In the morning, at 7am, I go to Java Coffee House, order a cup of coffee, go through my emails, start working on ideas, check what’s happening in the Africa region and see how I can help on various projects. Then I head to the office by 9am. From then, it is meetings. I review work with creative directors and give direction, and we also go through client presentations and briefings. Work is always coming and going  and I have to be in involved in both processes. I am most creative in the morning… certainly not in meetings.

The biggest challenge in an agency is making people care. It is an industry where if you don’t care enough about it, it doesn’t work. Second, making the word ‘responsible’ not feel like a threat, but an advantage. The word comes from being response-able. Meaning we are all able to respond and provide solutions. The way to tackle this is to be an example and to make sure everyone has a sense of ownership in the work we do. Then they may care.

I never aspired to be where I am today. I just loved what I was doing the whole way. Someone would say “You need to start doing this or you need to start doing that” and I would find myself in that position. But it was never a push. I just wanted to do good work and, most important, for others to do good work with me.

If I could tell my younger self one thing, I would say: “Stop being an idiot.” When I look back at myself, I’m surprised as to how much I needed to grow as a person. When I was there at that age, I thought I was doing good. But doing good, or being successful, isn’t about developing award-winning agencies and great work, it’s about developing everything else about you other than your ego.

When I first started working in an agency, someone told me what turned out to be the best career advice I’ve ever received: “If we don’t need you, we will get rid of you.” It means making yourself important to the process. That doesn’t mean getting in the way; it means being the one to come up with the solutions. I’d also add that you need to do what you love. We’ve had our parents and a whole bunch of other people when we were growing up telling us what we should be doing. We never really spend time to find out what makes us tick.

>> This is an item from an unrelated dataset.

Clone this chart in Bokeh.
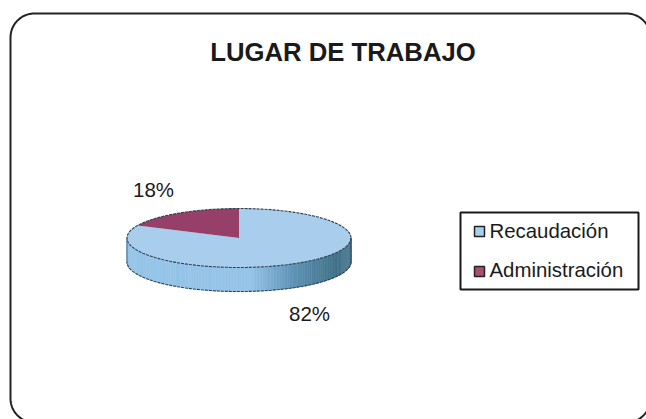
import numpy as np
from bokeh.plotting import figure
from bokeh.models import Range1d
from bokeh.core.properties import value
from bokeh.embed import file_html
from bokeh.resources import INLINE

title_text = "LUGAR DE TRABAJO"
categories = ["Recaudación", "Administración"]
shares = [82, 18]
labels = ["82%", "18%"]
top_colors = ["#a9cdec", "#963f68"]
swatch_colors = ["#a6d0ee", "#a9506f"]

W, H = 646, 419
FONT = value("Liberation Sans")
p = figure(width=W, height=H, output_backend="svg", toolbar_location=None,
           x_range=Range1d(0, W), y_range=Range1d(H, 0), min_border=0,
           background_fill_color="white", border_fill_color="white")
p.axis.visible = False
p.grid.visible = False
p.outline_line_color = None

# rounded frame (right and bottom sides fall just outside the picture)
L, T, Rt, B, r = 10, 13, 650, 422, 24
a = np.linspace(0, np.pi / 2, 24)
fx = np.concatenate([L + r - r * np.cos(a), Rt - r + r * np.sin(a), Rt - r + r * np.cos(a), L + r - r * np.sin(a), [L]])
fy = np.concatenate([T + r - r * np.sin(a), T + r - r * np.cos(a), B - r + r * np.sin(a), B - r + r * np.cos(a), [T + r]])
p.line(fx, fy, line_color="#222222", line_width=2)

# pie geometry
cx, cy, rx, ry, depth = 238.5, 237.5, 112, 29.5, 24

# side wall, shaded left to right
stops_x = [127, 250, 290, 337, 350]
stops_r = [150, 150, 98, 62, 82]
stops_g = [196, 196, 150, 112, 128]
stops_b = [232, 232, 185, 135, 152]
t = np.linspace(0, np.pi, 121)
xs, ys, cols = [], [], []
for t0, t1 in zip(t[:-1], t[1:]):
    x0, x1 = cx + rx * np.cos(t0), cx + rx * np.cos(t1)
    y0, y1 = cy + ry * np.sin(t0), cy + ry * np.sin(t1)
    xs.append([x0, x1, x1, x0])
    ys.append([y0, y1, y1 + depth, y0 + depth])
    m = (x0 + x1) / 2
    cols.append("#%02x%02x%02x" % (int(np.interp(m, stops_x, stops_r)),
                                   int(np.interp(m, stops_x, stops_g)),
                                   int(np.interp(m, stops_x, stops_b))))
p.patches(xs, ys, fill_color=cols, line_color=cols, line_width=0.6)

# top slices: clockwise from 12 o'clock
total = sum(shares)
start = 0.0
for share, col in zip(shares, top_colors):
    end = start + share / total * 2 * np.pi
    th = np.linspace(start, end, 120)
    sx = np.concatenate([[cx], cx + rx * np.sin(th), [cx]])
    sy = np.concatenate([[cy], cy - ry * np.cos(th), [cy]])
    p.patch(sx, sy, fill_color=col, line_color=None)
    start = end

# dashed dark outlines
th = np.linspace(0, 2 * np.pi, 240)
p.line(cx + rx * np.cos(th), cy + ry * np.sin(th), line_color="#2c3e50", line_width=1.1, line_dash="3 1")
p.line(cx + rx * np.cos(t), cy + depth + ry * np.sin(t), line_color="#2c3e50", line_width=1.1, line_dash="3 1")
p.line([cx - rx, cx - rx], [cy, cy + depth], line_color="#4a6a85", line_width=1)
p.line([cx + rx, cx + rx], [cy, cy + depth], line_color="#2c3e50", line_width=1)

# texts (the svg backend places the alphabetic baseline about 0.4em low)
EM = 0.4
p.text([342.5], [62 - EM * 25.7], text=[title_text], text_font=FONT, text_font_style="bold", text_font_size="25.7px",
       text_align="center", text_baseline="alphabetic", text_color="#1a1a1a")
p.text([309, 153], [321.5 - EM * 20.5, 197.5 - EM * 20.5], text=labels, text_font=FONT, text_font_size="20.5px",
       text_align="center", text_baseline="alphabetic", text_color="#1a1a1a")

# legend
p.quad(left=[460], right=[638], top=[212], bottom=[289], fill_color="white", line_color="#1a1a1a", line_width=2)
sw_y = [231, 271]
base_y = [239 - EM * 20.4, 278 - EM * 20.4]
p.rect([479, 479], sw_y, width=10, height=10, fill_color=swatch_colors, line_color="#222222", line_width=1.5)
p.text([489, 489], base_y, text=categories, text_font=FONT, text_font_size="20.4px",
       text_align="left", text_baseline="alphabetic", text_color="#1a1a1a")

open("out.html", "w").write(file_html(p, INLINE))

If you do that, you can’t lose. If you’re stuck in a career rut, get out. We’re not around forever. There is no afterlife – this is it. Get out and start living. You will be successful doing the thing you love. Find out what that is and go be brilliant at it.

My leadership style is not totally democratic. At the end of the day it is on one person to make sure the work works, so I think I’m too forceful with my opinion. I like to think, though, I spend a lot of my time inspiring people to rise up to their true talent. We have a great pool of talent in every department of this agency and it frustrates me when we are not reaching our full potential.

Being a better father to my 11-year-old son is my proudest accomplishment. That’s an accomplishment any parent should be proudest of: if you can nurture kind, loving, understanding and non-misogynist boys then you win.

I am a reader. The most important book I’ve read is The Challenge for Africa by Wangari Maathai. This book should be studied in schools. It has such wonderful insights and offers answers on what Africans can and need to do for change and improvement. As for music, I’m currently listening to Sigrid, a Norwegian singer-songwriter; she’s strange and marvellous. I’m also enjoying Billie Eilish, incredibly talented and off-beat for such a young artist.

In the evening, I practice Isha yoga, write a bit then go to bed. Outside work (there is life outside work?), I get out into the wonderful wilderness areas we have here. The natural beauty of this country is astonishing. I also enjoy paragliding.